PROBLEM DESCRIPTION
Working from the top of the listing below, retype each line through the line containing "(0,0) rectangle (1010,880);", both included, with no pictures.

** START OF GIVEN INFORMATION **

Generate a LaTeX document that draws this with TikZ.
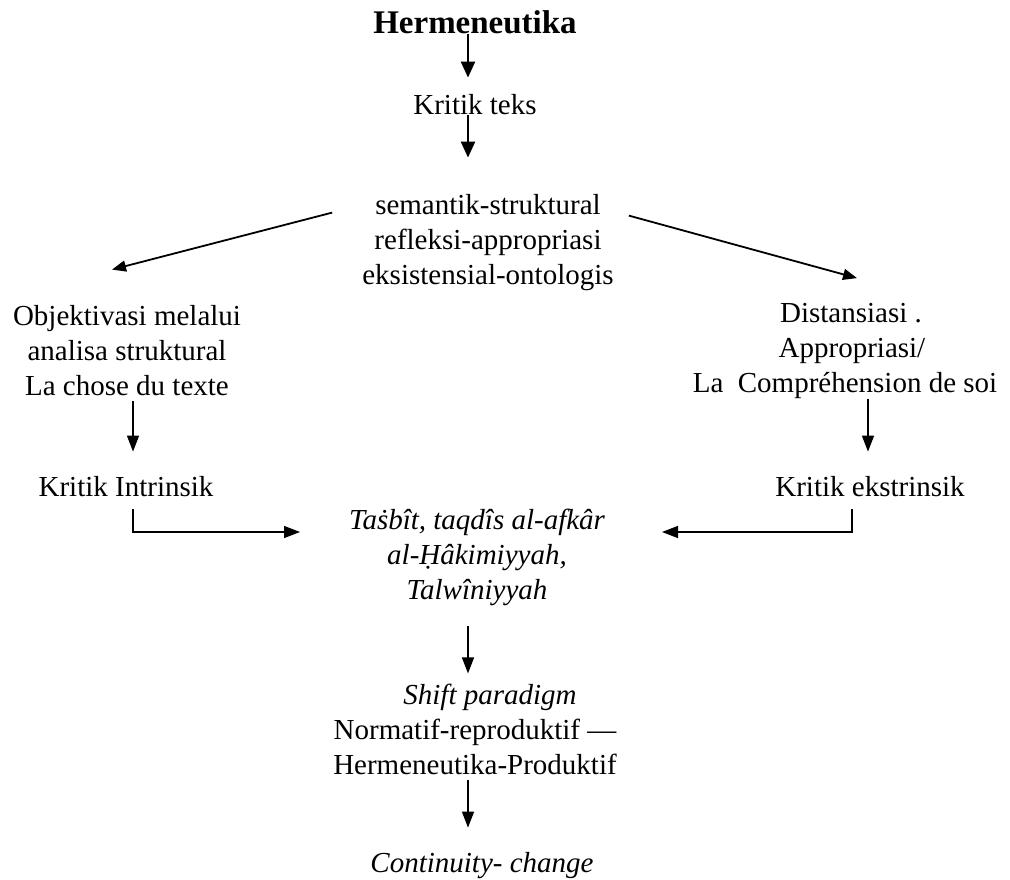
\documentclass[tikz,border=0pt]{standalone}
\usepackage{fontspec}
\setmainfont{Liberation Serif}
\usetikzlibrary{arrows.meta,calc}
\tikzset{
  txt/.style={inner sep=0pt, font=\fontsize{29}{35}\selectfont, align=center, text=black},
  big/.style={inner sep=0pt, font=\bfseries\fontsize{33}{35}\selectfont},
  arrT/.style={-{Triangle[length=16pt,width=14pt]}, line width=2.2pt},
  arrD/.style={-{Triangle[length=14pt,width=11pt]}, line width=1.8pt},
  arrS/.style={-{Triangle[length=16pt,width=12pt]}, line width=1.4pt}
}
\begin{document}
\begin{tikzpicture}[x=1pt,y=-1pt]
\useasboundingbox (0,0) rectangle (1010,880);

\node[big] (herm) at (475,22) {Hermeneutika};
\node[txt] (kt) at (475,105) {Kritik teks};
\node[txt] (sem) at (488,243) {semantik-struktural\\refleksi-appropriasi\\eksistensial-ontologis};
\node[txt] (obj) at (127,351) {Objektivasi melalui\\analisa struktural\\La chose du texte};
\node[txt] (dis) at (845,351) {\hspace*{12pt}Distansiasi .\\\hspace*{14pt}Appropriasi/\\La\ \ Compréhension de soi};
\node[txt] (ki) at (126,487) {Kritik Intrinsik};
\node[txt] (ke) at (870,487) {Kritik ekstrinsik};
\node[txt, font=\fontsize{29}{35}\selectfont\itshape] (tas) at (477,557)
  {Taṡbît, taqdîs al-afkâr\\al-Ḥâkimiyyah,\\Talwîniyyah};
\node[txt] (shift) at (475,729)
  {\hspace*{30pt}\textit{Shift paradigm}\\Normatif-reproduktif —\\Hermeneutika-Produktif};
\node[txt, font=\fontsize{29}{35}\selectfont\itshape] (cont) at (482,866) {Continuity- change};

\coordinate (la) at (300,532);
\coordinate (ra) at (662,532);

% top vertical arrows
\draw[arrT, shorten >=17pt] ([xshift=-7pt]herm.south) -- ([xshift=-7pt]kt.north);
\draw[arrT, shorten >=37pt] ([xshift=-7pt]kt.south) -- ([xshift=-7pt]kt.south |- sem.north);

% diagonal arrows
\draw[arrD] ($(sem.north west)+(-30,18)$) -- ($(obj.north)+(-15,-36)$);
\draw[arrD] ($(sem.north east)+(15,21)$) -- ($(dis.north)+(12,-25)$);

% side vertical arrows
\draw[arrS, shorten <=5pt, shorten >=25pt] ([xshift=6pt]obj.south) -- ([xshift=6pt]obj.south |- ki.north);
\draw[arrS, shorten >=25pt] ([xshift=-2pt]dis.south -| ke.north) -- ([xshift=-2pt]ke.north);

% elbow connectors
\draw[arrS, shorten <=12pt] ([xshift=7pt]ki.south) |- (la);
\draw[arrS, shorten <=12pt] ([xshift=-18pt]ke.south) |- (ra);

% lower vertical arrows
\draw[arrS, shorten <=20pt, shorten >=10pt] ([xshift=-9pt]tas.south) -- ([xshift=-9pt]tas.south |- shift.north);
\draw[arrS, shorten <=5pt, shorten >=25pt] ([xshift=-7pt]shift.south) -- ([xshift=-7pt]shift.south |- cont.north);
\end{tikzpicture}
\end{document}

** END OF GIVEN INFORMATION **

THE REPLY
Generate a LaTeX document that draws this with TikZ.
\documentclass[tikz,border=0pt]{standalone}
\usepackage{fontspec}
\setmainfont{Liberation Serif}
\usetikzlibrary{arrows.meta,calc}
\tikzset{
  txt/.style={inner sep=0pt, font=\fontsize{29}{35}\selectfont, align=center, text=black},
  big/.style={inner sep=0pt, font=\bfseries\fontsize{33}{35}\selectfont},
  arrT/.style={-{Triangle[length=16pt,width=14pt]}, line width=2.2pt},
  arrD/.style={-{Triangle[length=14pt,width=11pt]}, line width=1.8pt},
  arrS/.style={-{Triangle[length=16pt,width=12pt]}, line width=1.4pt}
}
\begin{document}
\begin{tikzpicture}[x=1pt,y=-1pt]
\useasboundingbox (0,0) rectangle (1010,880);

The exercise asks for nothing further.